As the U.S. House moves forward with its investigation into the Ukraine matter, the political stakes are high for many of Arizona's congressional delegation
The U.S. House of Representatives finally took the big step last week when all but two Democrats voted to establish the rules for a formal impeachment inquiry against President Donald Trump, while the entire Republican delegation voted against it.
Impeachment over the Ukrainian affair is a roll of the dice for Democrats. House Speaker Nancy Pelosi hoped to avoid this step and let Trump continue alienating independent voters until the 2020 election, so that voters would send him packing. But as Democrats move forward with impeachment, Trump may win back the independent voters who gave him narrow victories in enough states to put him in the White House.
None of Arizona's Democrats voted against the impeachment inquiry. U.S. Rep. Raúl Grijalva, who represents solid-blue District 3, has been calling for Trump's removal since 2017, so it's no surprise he's eager to get this show underway.
U.S. Rep. Ann Kirkpatrick, who represents a much more competitive District 2, was slower to come on board, but she's gambling she's better off keeping Democrats and anti-Trump independents behind her than keeping the Trump supporters happy—which makes sense, given that the Trump folks aren't going to vote for her anyhow. Kirkpatrick said her vote was to ensure the inquiry would proceed in a transparent manner.
"The resolution we passed today will ensure that all the hearings, witnesses and evidence are presented in a fair and transparent way," Kirkpatrick told the press. "As your representative, I took an oath to defend the constitution and protect our democracy, and that's what I am here to do. Today's vote outlines the rules for the next phase of the inquiry and I'm confident the transparent proceedings will offer clarity of procedure and facts for the American people."
And even though he long dodged saying he supported an impeachment inquiry, Tom O'Halleran, who represents Congressional District 1, was on board for last week's vote. Like Kirkpatrick, he said his vote was in support of a transparent process, saying the congressional resolution was "simply the next step in an ongoing investigative process that is already underway."
"It confirms the right of both Republicans and Democrats to call witnesses and allows the White House to be directly involved," O'Halleran said. "As a former homicide detective, I know that evidence has the power to both convict and exonerate. It is critical that we review any evidence related to alleged abuse of power and allow all parties involved to do the same."
O'Halleran's cautious approach has a lot to do with the district he represents. Although District 1 has remained in Democratic hands since 2012, District 1 voters supported Trump over Clinton in 2016 and there are a lot of conservative Democrats who live within the district's boundaries, which include Oro Valley and Marana as well as Flagstaff, the Native American reservations in Northern Arizona and much of rural Eastern Arizona.

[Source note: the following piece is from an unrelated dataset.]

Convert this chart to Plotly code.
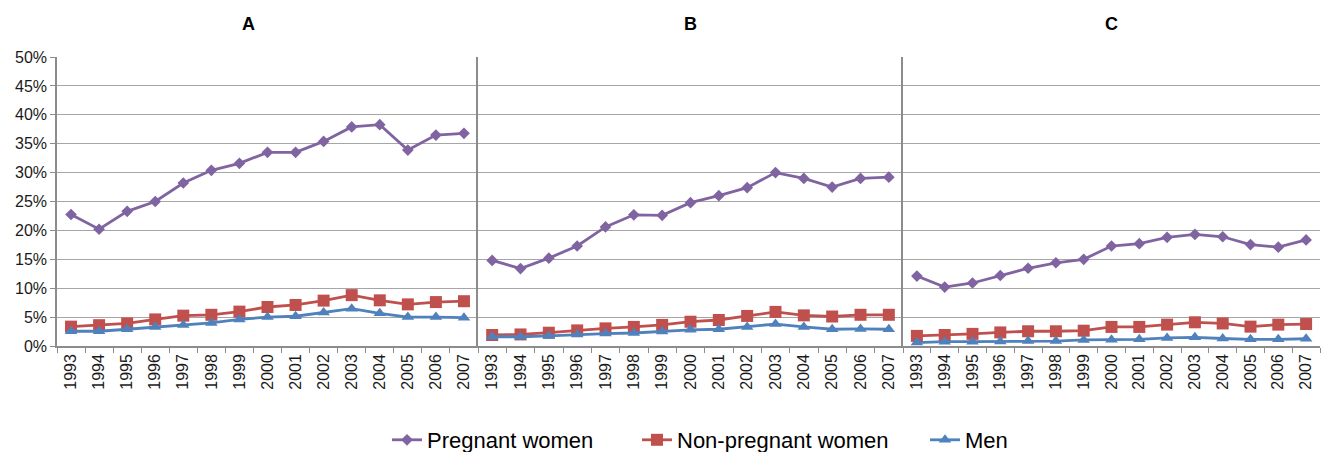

We will find out how this will play for those Arizona Democrats in 2020, but much will depend on who emerges to run against them.
But unless some smoking gun—er, even smokier gun—emerges during the upcoming House hearings, it's a safe bet that if Democrats do end up passing articles of impeachment, it's unlikely to win enough Republican support to convict and remove Trump. Republicans have allowed him to hijack their party and now, they challenge him at their peril. Just ask former U.S. senator Jeff Flake how standing up to Trump works out.

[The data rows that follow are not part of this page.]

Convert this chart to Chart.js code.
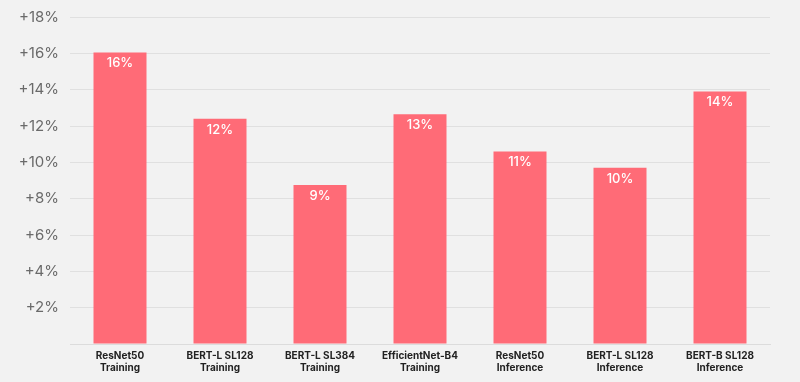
<!DOCTYPE html>
<html>
<head>
<meta charset="utf-8">
<script src="https://cdn.jsdelivr.net/npm/chart.js@4"></script>
<style>
html,body{margin:0;padding:0;background:#f2f2f2;}
#wrap{width:800px;height:382px;position:relative;}
</style>
</head>
<body>
<div id="wrap"><canvas id="c" width="800" height="382"></canvas></div>
<script>
const categories = [
  ["ResNet50","Training"],
  ["BERT-L SL128","Training"],
  ["BERT-L SL384","Training"],
  ["EfficientNet-B4","Training"],
  ["ResNet50","Inference"],
  ["BERT-L SL128","Inference"],
  ["BERT-B SL128","Inference"]
];
const values = [16.05, 12.4, 8.75, 12.65, 10.6, 9.7, 13.9];
const valueLabels = ["16%","12%","9%","13%","11%","10%","14%"];
const yTicks = [0,2,4,6,8,10,12,14,16,18];

const labelPlugin = {
  id: 'barLabels',
  afterDatasetsDraw(chart) {
    const ctx = chart.ctx;
    const meta = chart.getDatasetMeta(0);
    ctx.save();
    ctx.fillStyle = '#ffffff';
    ctx.font = '500 13px "Inter", "Noto Sans", sans-serif';
    ctx.textAlign = 'center';
    ctx.textBaseline = 'middle';
    meta.data.forEach((bar, i) => {
      ctx.fillText(valueLabels[i], bar.x, bar.y + 11);
    });
    ctx.restore();
  }
};

new Chart(document.getElementById('c'), {
  type: 'bar',
  data: {
    labels: categories,
    datasets: [{
      data: values,
      backgroundColor: '#ff6b77',
      categoryPercentage: 1.0,
      barPercentage: 0.53
    }]
  },
  options: {
    responsive: false,
    animation: false,
    layout: { padding: { left: 0, right: 30, top: 17, bottom: 0 } },
    plugins: { legend: { display: false }, tooltip: { enabled: false } },
    scales: {
      x: {
        grid: { display: false, drawTicks: false },
        border: { display: true, color: '#dcdcdc', width: 1 },
        ticks: {
          color: '#222222',
          font: { family: '"Inter", "Noto Sans", sans-serif', size: 10, weight: 'bold' },
          padding: 6,
          maxRotation: 0,
          autoSkip: false
        },
        afterFit(scale) { scale.height = 38; }
      },
      y: {
        min: 0, max: 18,
        afterBuildTicks(scale) { scale.ticks = yTicks.map(v => ({ value: v })); },
        grid: { color: '#e0e0e0', lineWidth: 1, drawTicks: false },
        border: { display: false },
        ticks: {
          color: '#6a6a6a',
          font: { family: '"Inter", "Noto Sans", sans-serif', size: 15 },
          padding: 11,
          callback: v => v === 0 ? '' : '+' + v + '%'
        },
        afterFit(scale) { scale.width = 70; scale.paddingTop = 0; scale.paddingBottom = 0; }
      }
    }
  },
  plugins: [labelPlugin]
});
</script>
</body>
</html>
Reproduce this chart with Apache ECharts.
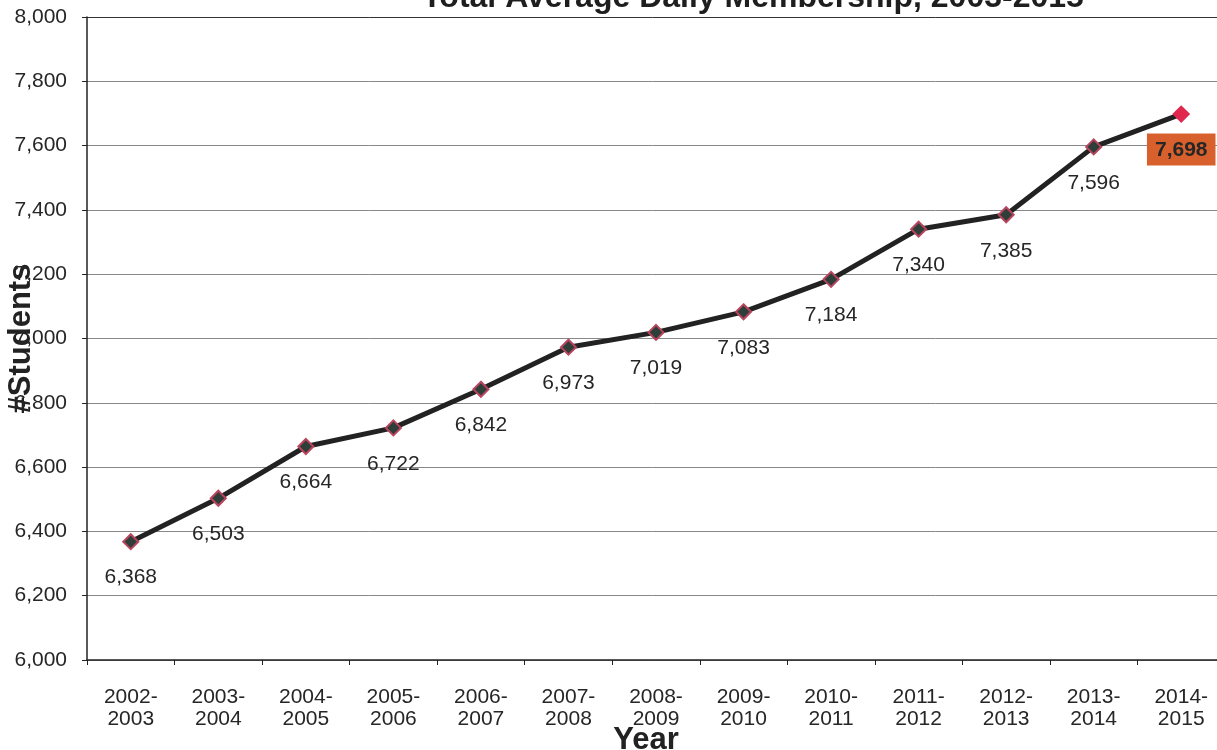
<!DOCTYPE html>
<html>
<head>
<meta charset="utf-8">
<script src="https://cdn.jsdelivr.net/npm/echarts@6/dist/echarts.min.js"></script>
<style>
  html, body { margin: 0; padding: 0; background: #ffffff; }
  #chart { width: 1217px; height: 750px; }
</style>
</head>
<body>
<div id="chart"></div>
<script>
// school years on the x axis
const years = [
    '2002-\n2003', '2003-\n2004', '2004-\n2005', '2005-\n2006', '2006-\n2007',
    '2007-\n2008', '2008-\n2009', '2009-\n2010', '2010-\n2011', '2011-\n2012',
    '2012-\n2013', '2013-\n2014', '2014-\n2015'
];
// total average daily membership
const students = [6368, 6503, 6664, 6722, 6842, 6973, 7019, 7083, 7184, 7340, 7385, 7596, 7698];

const font = 'Arial, "Liberation Sans", sans-serif';
const fmt = (v) => v.toLocaleString('en-US');

const chart = echarts.init(document.getElementById('chart'));

const lastIdx = students.length - 1;
const seriesData = students.map((v, i) => {
    if (i !== lastIdx) return v;
    // latest year is highlighted
    return {
        value: v,
        itemStyle: { color: '#e0284e', borderColor: '#e0284e' },
        label: {
            backgroundColor: '#d8602c',
            color: '#262626',
            fontWeight: 'bold',
            fontSize: 21,
            padding: [6, 8, 5, 8],
            distance: 11
        }
    };
});

const option = {
    backgroundColor: '#ffffff',
    animation: false,
    title: {
        text: 'Total Average Daily Membership, 2003-2015',
        left: 748,
        top: -23,
        textAlign: 'center',
        textStyle: { fontFamily: font, fontSize: 32, fontWeight: 'bold', color: '#1e1e1e' }
    },
    grid: { left: 87, right: -8, top: 17, bottom: 90, containLabel: false, outerBoundsMode: 'none' },
    xAxis: {
        type: 'category',
        data: years,
        boundaryGap: true,
        name: 'Year',
        nameLocation: 'middle',
        nameGap: 65,
        nameMoveOverlap: false,
        nameTextStyle: {
            fontFamily: font, fontSize: 31, fontWeight: 'bold', color: '#222',
            padding: [0, 20, 0, 0]
        },
        axisLine: { lineStyle: { color: '#222', width: 1.5 } },
        axisTick: { show: true, length: 5, lineStyle: { color: '#222' } },
        axisLabel: { fontFamily: font, fontSize: 21, color: '#262626', margin: 26, lineHeight: 22, interval: 0 },
        splitLine: { show: false }
    },
    yAxis: {
        type: 'value',
        min: 6000,
        max: 8000,
        interval: 200,
        name: '#Students',
        nameLocation: 'middle',
        nameRotate: 90,
        nameGap: 50,
        nameMoveOverlap: false,
        nameTextStyle: { fontFamily: font, fontSize: 31, fontWeight: 'bold', color: '#222' },
        axisLine: { show: true, lineStyle: { color: '#222', width: 1.5 } },
        axisTick: { show: true, length: 5, lineStyle: { color: '#222' } },
        axisLabel: { fontFamily: font, fontSize: 21, color: '#262626', margin: 20, formatter: fmt },
        splitLine: {
            lineStyle: {
                color: ['#888', '#888', '#888', '#888', '#888', '#888', '#888', '#888', '#888', '#888', '#333'],
                width: 1
            }
        }
    },
    series: [{
        type: 'line',
        data: seriesData,
        symbol: 'diamond',
        symbolSize: 15,
        lineStyle: { color: '#222', width: 5 },
        itemStyle: { color: '#2f3e38', borderColor: '#b8445e', borderWidth: 2 },
        label: {
            show: true,
            position: 'bottom',
            distance: 17,
            fontFamily: font,
            fontSize: 21,
            color: '#262626',
            formatter: (p) => fmt(p.value)
        },
        z: 3
    }]
};

chart.setOption(option);
</script>
</body>
</html>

It's not at all clear how U.S. Sen. Kyrsten Sinema will vote if the articles of impeachment do reach the Senate. Sinema delights in tweaking the left wing of the Democratic Party these days and even brushed off any concerns that the Arizona Democratic Party might vote to censure her because she isn't towing the party line. Last week, she told Politico that she wasn't sure if she'd be voting for a Democrat against Trump next year.
"Eventually it would be wonderful to have a candidate that shares the values of the majority of Americans," Sinema said. "Let's winnow the field below like, 20 or something, and then maybe it gets easier. Like, when it's enough for two basketball teams, it's too much."

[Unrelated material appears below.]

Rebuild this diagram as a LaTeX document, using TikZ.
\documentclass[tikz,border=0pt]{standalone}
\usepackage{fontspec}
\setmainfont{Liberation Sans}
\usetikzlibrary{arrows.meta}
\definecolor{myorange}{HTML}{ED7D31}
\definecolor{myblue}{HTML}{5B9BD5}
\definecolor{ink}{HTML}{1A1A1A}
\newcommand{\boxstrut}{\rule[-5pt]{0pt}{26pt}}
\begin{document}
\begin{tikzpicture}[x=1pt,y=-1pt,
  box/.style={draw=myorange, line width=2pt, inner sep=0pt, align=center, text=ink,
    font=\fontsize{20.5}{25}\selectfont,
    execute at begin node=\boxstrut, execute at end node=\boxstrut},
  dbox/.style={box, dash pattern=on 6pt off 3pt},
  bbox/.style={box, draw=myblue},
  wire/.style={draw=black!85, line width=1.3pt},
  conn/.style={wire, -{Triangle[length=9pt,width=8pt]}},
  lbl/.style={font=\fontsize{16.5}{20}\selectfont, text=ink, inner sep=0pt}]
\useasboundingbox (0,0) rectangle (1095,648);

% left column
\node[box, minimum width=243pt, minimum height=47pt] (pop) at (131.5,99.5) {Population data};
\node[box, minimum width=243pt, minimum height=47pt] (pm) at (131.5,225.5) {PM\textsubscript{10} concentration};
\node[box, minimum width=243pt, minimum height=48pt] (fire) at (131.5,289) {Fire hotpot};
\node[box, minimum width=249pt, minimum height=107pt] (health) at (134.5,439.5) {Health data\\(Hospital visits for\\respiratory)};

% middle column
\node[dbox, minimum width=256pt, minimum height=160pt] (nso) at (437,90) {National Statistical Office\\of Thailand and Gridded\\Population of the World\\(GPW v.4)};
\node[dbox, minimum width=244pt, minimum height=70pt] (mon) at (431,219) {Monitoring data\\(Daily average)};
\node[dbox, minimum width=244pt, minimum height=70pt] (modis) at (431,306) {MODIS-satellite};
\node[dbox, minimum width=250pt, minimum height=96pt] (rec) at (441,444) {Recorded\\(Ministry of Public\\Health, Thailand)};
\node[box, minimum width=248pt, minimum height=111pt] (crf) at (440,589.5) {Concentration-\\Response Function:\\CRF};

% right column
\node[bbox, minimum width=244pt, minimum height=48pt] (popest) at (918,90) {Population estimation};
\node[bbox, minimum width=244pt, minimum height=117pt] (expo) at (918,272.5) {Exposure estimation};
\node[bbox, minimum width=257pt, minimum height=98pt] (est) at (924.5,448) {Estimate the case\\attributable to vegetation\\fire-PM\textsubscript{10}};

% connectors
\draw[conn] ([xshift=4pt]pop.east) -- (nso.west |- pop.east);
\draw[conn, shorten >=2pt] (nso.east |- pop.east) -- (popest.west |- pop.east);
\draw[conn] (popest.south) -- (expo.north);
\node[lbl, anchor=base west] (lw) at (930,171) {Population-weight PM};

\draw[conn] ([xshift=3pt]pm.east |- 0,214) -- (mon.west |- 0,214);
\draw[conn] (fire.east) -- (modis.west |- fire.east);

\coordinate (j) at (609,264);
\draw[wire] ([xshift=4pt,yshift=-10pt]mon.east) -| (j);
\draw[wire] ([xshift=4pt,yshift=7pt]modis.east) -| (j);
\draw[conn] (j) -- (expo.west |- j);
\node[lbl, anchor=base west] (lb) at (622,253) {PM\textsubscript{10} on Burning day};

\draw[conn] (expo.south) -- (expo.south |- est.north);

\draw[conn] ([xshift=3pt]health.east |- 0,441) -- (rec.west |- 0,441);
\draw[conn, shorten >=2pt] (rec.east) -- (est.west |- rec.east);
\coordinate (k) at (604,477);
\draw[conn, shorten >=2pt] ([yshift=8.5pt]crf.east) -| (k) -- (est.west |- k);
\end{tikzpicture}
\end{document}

It's nearly impossible to imagine Arizona's other senator, Martha McSally, voting to impeach Trump. McSally has sidestepped questions about whether she believes Trump abused his authority by holding up military aid to the Ukraine government.
But since she launched her 2018 U.S. Senate campaign, McSally has positioned herself as a tight ally of Trump—and he's repaid her loyalty by supporting her in her unsuccessful run against Sinema. (Fortunately for McSally, she and Gov. Doug Ducey and former Sen. Jon Kyl had worked up a backup plan to install her in the Senate after she was rejected by Arizona voters.)
It says something at this point that Sinema remains far more popular than McSally, at least according to the most recent Morning Consult poll, which measures the popularity of all U.S. senators on a quarterly basis. At the end of September, Sinema was at 47 percent approval and 29 percent disapproval—for a good plus-18 percentage points. McSally was slightly above water, with 39 percent of voters approving of her performance and 37 percent disapproving, for measly plus-2 percentage points.
That's not a good place for McSally to be as she trails Democratic challenger Mark Kelly in both the polls and the fundraising race.